I’m trying to build a workflow where I want to the model for an entire state. Taking a naive approach, I have distributed it, so each meta node represents a different FIPS code in the state, so its easier for debugging and parallel execution. Even though I could copy and paste the meta node logic like 60 times, It was very painful to design the layout and the connections to each meta-node and then add any successive logic to this workflow. (Attached workflow for reference)
I’m guessing expert users have figured out more easier way to do deal with designing such workflows.
Is there a functionality in either Open source version or Server version where we can do some sort of templating but still be able to run the workflow in a distributed manner.
I’m open to any suggestions.
Logic inside each meta-node:
Could loop nodes be what you need here? That is, setup a Group Loop Start based on the FIPS, loop over the logic in your metanode for each FIPS code, and use a Loop End node to collect the results?
There are several workflows dealing with loops on the Examples server, but here’s a simple one you might take a look at:
My first thought was using loops. The down side though is that loops are ‘sequential’ and for some reason End nodes take forever to execute (not sure how optimized the collection strategy is for each iteration). There are FIPS codes that are small and some are huge which take hours to execute.
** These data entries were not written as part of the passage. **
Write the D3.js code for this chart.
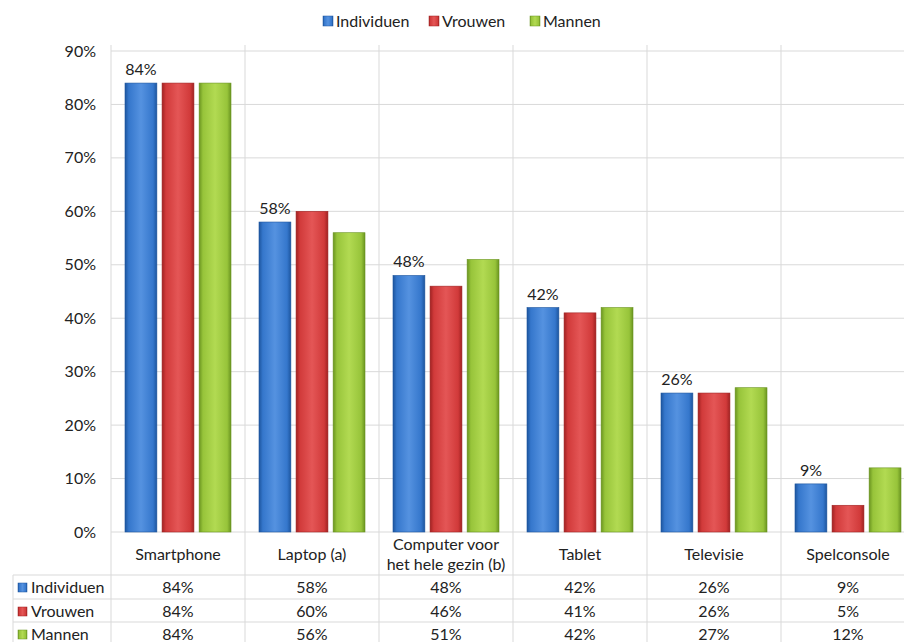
<!DOCTYPE html>
<html lang="nl">
<head>
<meta charset="UTF-8">
<title>Apparaten</title>
<style>
  body { margin: 0; background: #fff; }
  svg { display: block; font-family: Lato, 'Open Sans', sans-serif; }
</style>
<script src="https://d3js.org/d3.v7.min.js"></script>
</head>
<body>
<div id="chart"></div>
<script>
// data
const categories = ["Smartphone", "Laptop (a)", "Computer voor\nhet hele gezin (b)", "Tablet", "Televisie", "Spelconsole"];
const series = ["Individuen", "Vrouwen", "Mannen"];
const individuen = [84, 58, 48, 42, 26, 9];
const vrouwen = [84, 60, 46, 41, 26, 5];
const mannen = [84, 56, 51, 42, 27, 12];
const yTicks = [0, 10, 20, 30, 40, 50, 60, 70, 80, 90];
const values = [individuen, vrouwen, mannen];

const colors = [
  { dark: "#1d559e", mid: "#3577cc", light: "#5592e0" },
  { dark: "#a02222", mid: "#d13a3a", light: "#e45656" },
  { dark: "#6a9420", mid: "#97c43a", light: "#b2da52" }
];

const width = 904, height = 642;
const fs = 16;
const svg = d3.select("#chart").append("svg")
  .attr("width", width).attr("height", height);

const left = 111, catW = 134;
const x0 = d3.scaleBand().domain(d3.range(categories.length))
  .range([left, left + catW * categories.length]);
const x1 = d3.scaleBand().domain(d3.range(series.length))
  .range([14, 120]).paddingInner(0.14);
const y = d3.scaleLinear().domain([0, 90]).range([532, 51]);

const grid = "#d9d9d9";

// gradients
const defs = svg.append("defs");
colors.forEach((c, i) => {
  const g = defs.append("linearGradient").attr("id", "g" + i)
    .attr("x1", 0).attr("x2", 1).attr("y1", 0).attr("y2", 0);
  g.append("stop").attr("offset", 0).attr("stop-color", c.dark);
  g.append("stop").attr("offset", 0.12).attr("stop-color", c.mid);
  g.append("stop").attr("offset", 0.5).attr("stop-color", c.light);
  g.append("stop").attr("offset", 0.88).attr("stop-color", c.mid);
  g.append("stop").attr("offset", 1).attr("stop-color", c.dark);
});

// horizontal gridlines
svg.append("g").selectAll("line").data(yTicks).join("line")
  .attr("x1", left).attr("x2", width)
  .attr("y1", d => y(d)).attr("y2", d => y(d))
  .attr("stroke", grid).attr("stroke-width", 1);

// vertical category separators (through table)
svg.append("g").selectAll("line").data(d3.range(categories.length + 1)).join("line")
  .attr("x1", d => left + d * catW).attr("x2", d => left + d * catW)
  .attr("y1", 45).attr("y2", height)
  .attr("stroke", grid);

// y tick labels
svg.append("g").selectAll("text").data(yTicks).join("text")
  .attr("x", 96).attr("y", d => y(d)).attr("dy", "0.35em")
  .attr("text-anchor", "end").attr("font-size", fs).attr("fill", "#222")
  .text(d => d + "%");

// bars
const groups = svg.append("g").selectAll("g").data(categories).join("g")
  .attr("transform", (d, i) => `translate(${x0(i)},0)`);
groups.selectAll("rect").data((d, i) => values.map((s, j) => ({ j, v: s[i] }))).join("rect")
  .attr("x", d => x1(d.j)).attr("width", x1.bandwidth())
  .attr("y", d => y(d.v)).attr("height", d => y(0) - y(d.v))
  .attr("fill", d => `url(#g${d.j})`)
  .attr("stroke", d => colors[d.j].dark).attr("stroke-width", 0.6);

// data labels for Individuen
groups.append("text")
  .attr("x", (d, i) => x1(0) + x1.bandwidth() / 2)
  .attr("y", (d, i) => y(individuen[i]) - 8)
  .attr("text-anchor", "middle").attr("font-size", fs).attr("fill", "#222")
  .text((d, i) => individuen[i] + "%");

// category labels
groups.append("text")
  .attr("x", catW / 2).attr("text-anchor", "middle")
  .attr("font-size", fs).attr("fill", "#222")
  .each(function(d) {
    const lines = d.split("\n");
    const t = d3.select(this);
    const start = 554 - (lines.length - 1) * 10;
    lines.forEach((l, k) => t.append("tspan").attr("x", catW / 2)
      .attr("y", start + k * 20).attr("dy", "0.35em").text(l));
  });

// table
const rowY = [575, 599, 622];
svg.append("g").selectAll("line").data(rowY).join("line")
  .attr("x1", 13).attr("x2", width)
  .attr("y1", d => d).attr("y2", d => d).attr("stroke", grid);
svg.append("line").attr("x1", 13).attr("x2", 13).attr("y1", 575).attr("y2", height)
  .attr("stroke", grid);

series.forEach((s, j) => {
  const cy = rowY[j] + 12;
  svg.append("rect").attr("x", 18).attr("y", cy - 4).attr("width", 9).attr("height", 9)
    .attr("fill", `url(#g${j})`).attr("stroke", colors[j].dark).attr("stroke-width", 0.5);
  svg.append("text").attr("x", 31).attr("y", cy).attr("dy", "0.35em")
    .attr("font-size", fs).attr("fill", "#222").text(s);
  categories.forEach((c, i) => {
    svg.append("text").attr("x", x0(i) + catW / 2).attr("y", cy).attr("dy", "0.35em")
      .attr("text-anchor", "middle").attr("font-size", fs).attr("fill", "#222")
      .text(values[j][i] + "%");
  });
});

// legend
const legendX = [323, 429, 530];
series.forEach((s, j) => {
  svg.append("rect").attr("x", legendX[j]).attr("y", 16).attr("width", 10).attr("height", 10)
    .attr("fill", `url(#g${j})`).attr("stroke", colors[j].dark).attr("stroke-width", 0.5);
  svg.append("text").attr("x", legendX[j] + 13).attr("y", 21).attr("dy", "0.35em")
    .attr("font-size", fs).attr("fill", "#222").text(s);
});
</script>
</body>
</html>
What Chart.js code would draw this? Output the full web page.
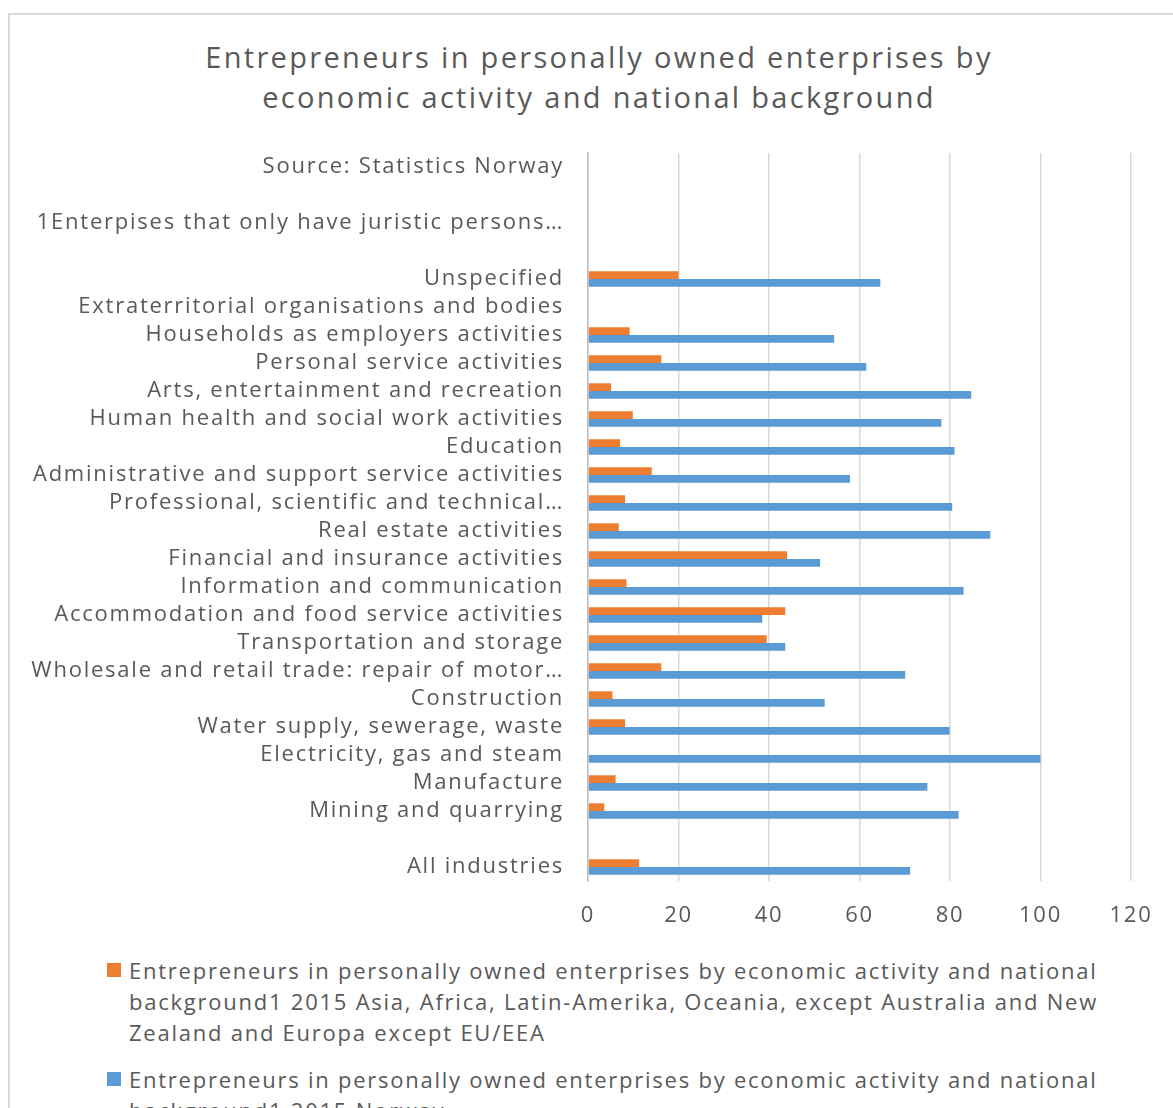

Not having dependency is important.
Also, the data set is about 20-25 millions rows.
If only there was a way inside a loop to say make as many virtual chucks as FIPS codes and run them in parallel and collect the results with an End node.
Have you tried the Parallel Chunk nodes in KNIME Labs? Perhaps you might be able to see some performance improvement with those - although I suspect you will still be bottlenecked by your larger FIPS groupings.